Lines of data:

▶

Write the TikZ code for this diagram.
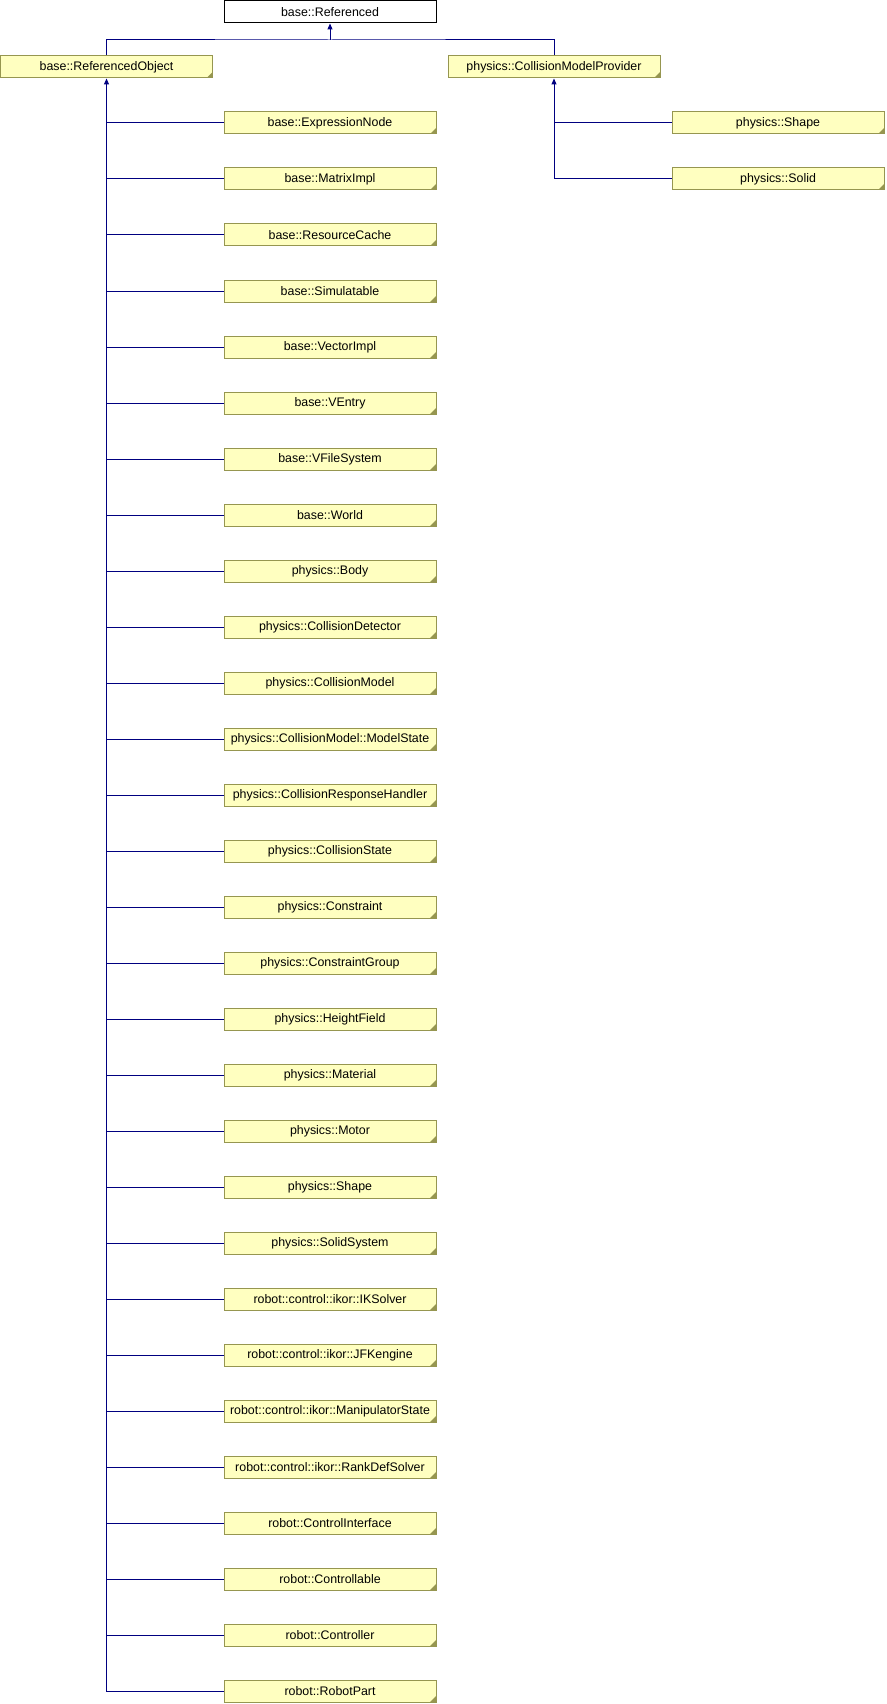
\documentclass[tikz,border=0pt]{standalone}
\usepackage{fontspec}
\setmainfont{Liberation Sans}
\usepackage{xcolor}
\usepackage{tikz}
\usetikzlibrary{arrows.meta,positioning,calc}

\definecolor{clsfill}{RGB}{255,255,192}
\definecolor{clsline}{RGB}{150,150,80}
\definecolor{inhblue}{RGB}{0,0,128}

\tikzset{
  cls/.style={draw=clsline, fill=clsfill, line width=1pt, minimum width=212pt,
    minimum height=22pt, inner sep=0pt,
    path picture={\fill[clsline] (path picture bounding box.south east)
      -- ++(-6pt,0) -- ++(6pt,6pt) -- cycle;}},
  rootcls/.style={draw=black, fill=white, line width=1pt, minimum width=212pt,
    minimum height=22pt, inner sep=0pt},
  edge/.style={draw=inhblue, line width=1pt},
  inh/.style={edge, -{Triangle[length=6pt,width=5pt]}}
}

\begin{document}
\begin{tikzpicture}[x=1pt, y=-1pt, every node/.style={font=\fontsize{12.4}{14}\selectfont}]
    \useasboundingbox (0,0) rectangle (886,1704);

    % Top of the hierarchy
    \node[rootcls] (ref) at (330,12) {base::Referenced};
    \node[cls] (refobj) at (106.5,67) {base::ReferencedObject};
    \node[cls] (cmp) at (554,67) {physics::CollisionModelProvider};
    \coordinate (jt) at (330,40);
    \draw[edge] (refobj.north) |- (jt) -| (cmp.north);
    \draw[inh] (jt) -- (ref.south);

    % Subclasses of base::ReferencedObject
    \foreach \cname [count=\i] in {base::ExpressionNode, base::MatrixImpl,
        base::ResourceCache, base::Simulatable, base::VectorImpl, base::VEntry,
        base::VFileSystem, base::World, physics::Body, physics::CollisionDetector,
        physics::CollisionModel, physics::CollisionModel::ModelState,
        physics::CollisionResponseHandler, physics::CollisionState,
        physics::Constraint, physics::ConstraintGroup, physics::HeightField,
        physics::Material, physics::Motor, physics::Shape, physics::SolidSystem,
        robot::control::ikor::IKSolver, robot::control::ikor::JFKengine,
        robot::control::ikor::ManipulatorState, robot::control::ikor::RankDefSolver,
        robot::ControlInterface, robot::Controllable, robot::Controller,
        robot::RobotPart} {
        \node[cls] (c\i) at (330,{123+56*(\i-1)}) {\cname};
    }
    \draw[inh] (c29.west) -| (refobj.south);
    \foreach \i in {1,...,28} {
        \draw[edge] (c\i.west) -- (c\i.west -| refobj.south);
    }

    % Subclasses of physics::CollisionModelProvider
    \node[cls] (shape) at (778,123) {physics::Shape};
    \node[cls] (solid) at (778,179) {physics::Solid};
    \draw[inh] (solid.west) -| (cmp.south);
    \draw[edge] (shape.west) -- (shape.west -| cmp.south);
\end{tikzpicture}
\end{document}
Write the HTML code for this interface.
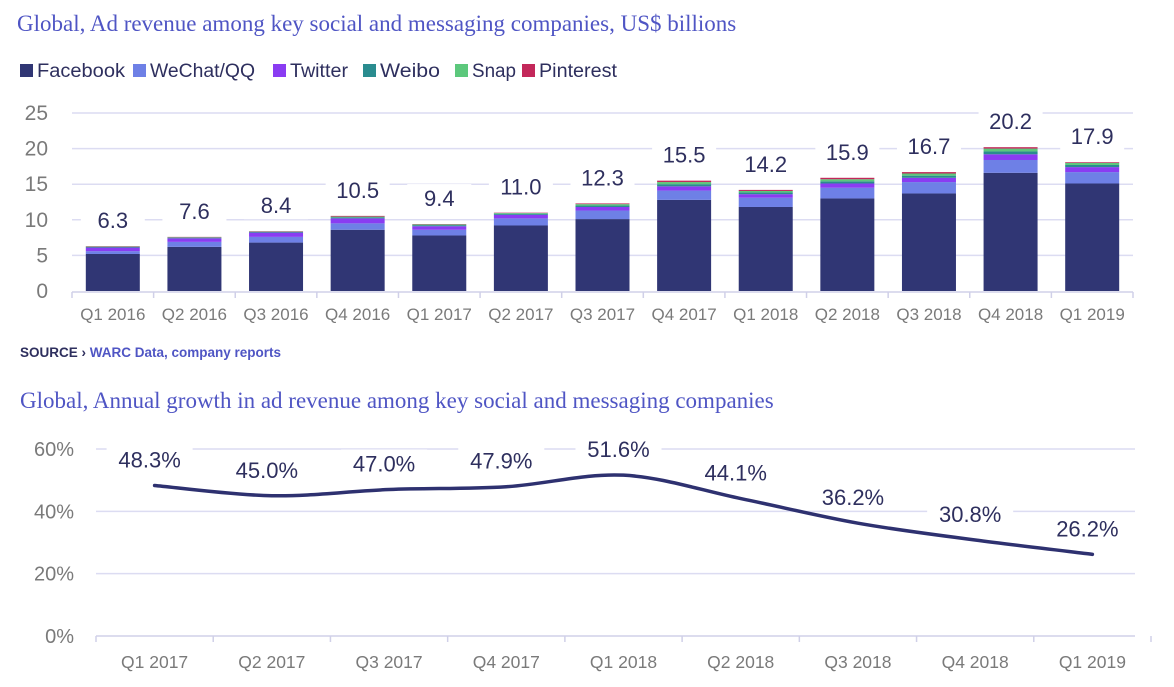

◀

### Exercise prompt:
Repeat each entry exactly. Pictures do not belong in the copy.

### Output for this task:
Write the TikZ code for this diagram.
\documentclass[tikz,border=0pt]{standalone}
\usepackage{fontspec}
\setmainfont{Liberation Sans}
\usepackage{xcolor}
\usepackage{tikz}
\usetikzlibrary{arrows.meta,positioning,calc}

\definecolor{clsfill}{RGB}{255,255,192}
\definecolor{clsline}{RGB}{150,150,80}
\definecolor{inhblue}{RGB}{0,0,128}

\tikzset{
  cls/.style={draw=clsline, fill=clsfill, line width=1pt, minimum width=212pt,
    minimum height=22pt, inner sep=0pt,
    path picture={\fill[clsline] (path picture bounding box.south east)
      -- ++(-6pt,0) -- ++(6pt,6pt) -- cycle;}},
  rootcls/.style={draw=black, fill=white, line width=1pt, minimum width=212pt,
    minimum height=22pt, inner sep=0pt},
  edge/.style={draw=inhblue, line width=1pt},
  inh/.style={edge, -{Triangle[length=6pt,width=5pt]}}
}

\begin{document}
\begin{tikzpicture}[x=1pt, y=-1pt, every node/.style={font=\fontsize{12.4}{14}\selectfont}]
    \useasboundingbox (0,0) rectangle (886,1704);

    % Top of the hierarchy
    \node[rootcls] (ref) at (330,12) {base::Referenced};
    \node[cls] (refobj) at (106.5,67) {base::ReferencedObject};
    \node[cls] (cmp) at (554,67) {physics::CollisionModelProvider};
    \coordinate (jt) at (330,40);
    \draw[edge] (refobj.north) |- (jt) -| (cmp.north);
    \draw[inh] (jt) -- (ref.south);

    % Subclasses of base::ReferencedObject
    \foreach \cname [count=\i] in {base::ExpressionNode, base::MatrixImpl,
        base::ResourceCache, base::Simulatable, base::VectorImpl, base::VEntry,
        base::VFileSystem, base::World, physics::Body, physics::CollisionDetector,
        physics::CollisionModel, physics::CollisionModel::ModelState,
        physics::CollisionResponseHandler, physics::CollisionState,
        physics::Constraint, physics::ConstraintGroup, physics::HeightField,
        physics::Material, physics::Motor, physics::Shape, physics::SolidSystem,
        robot::control::ikor::IKSolver, robot::control::ikor::JFKengine,
        robot::control::ikor::ManipulatorState, robot::control::ikor::RankDefSolver,
        robot::ControlInterface, robot::Controllable, robot::Controller,
        robot::RobotPart} {
        \node[cls] (c\i) at (330,{123+56*(\i-1)}) {\cname};
    }
    \draw[inh] (c29.west) -| (refobj.south);
    \foreach \i in {1,...,28} {
        \draw[edge] (c\i.west) -- (c\i.west -| refobj.south);
    }

    % Subclasses of physics::CollisionModelProvider
    \node[cls] (shape) at (778,123) {physics::Shape};
    \node[cls] (solid) at (778,179) {physics::Solid};
    \draw[inh] (solid.west) -| (cmp.south);
    \draw[edge] (shape.west) -- (shape.west -| cmp.south);
\end{tikzpicture}
\end{document}
Write the HTML code for this interface.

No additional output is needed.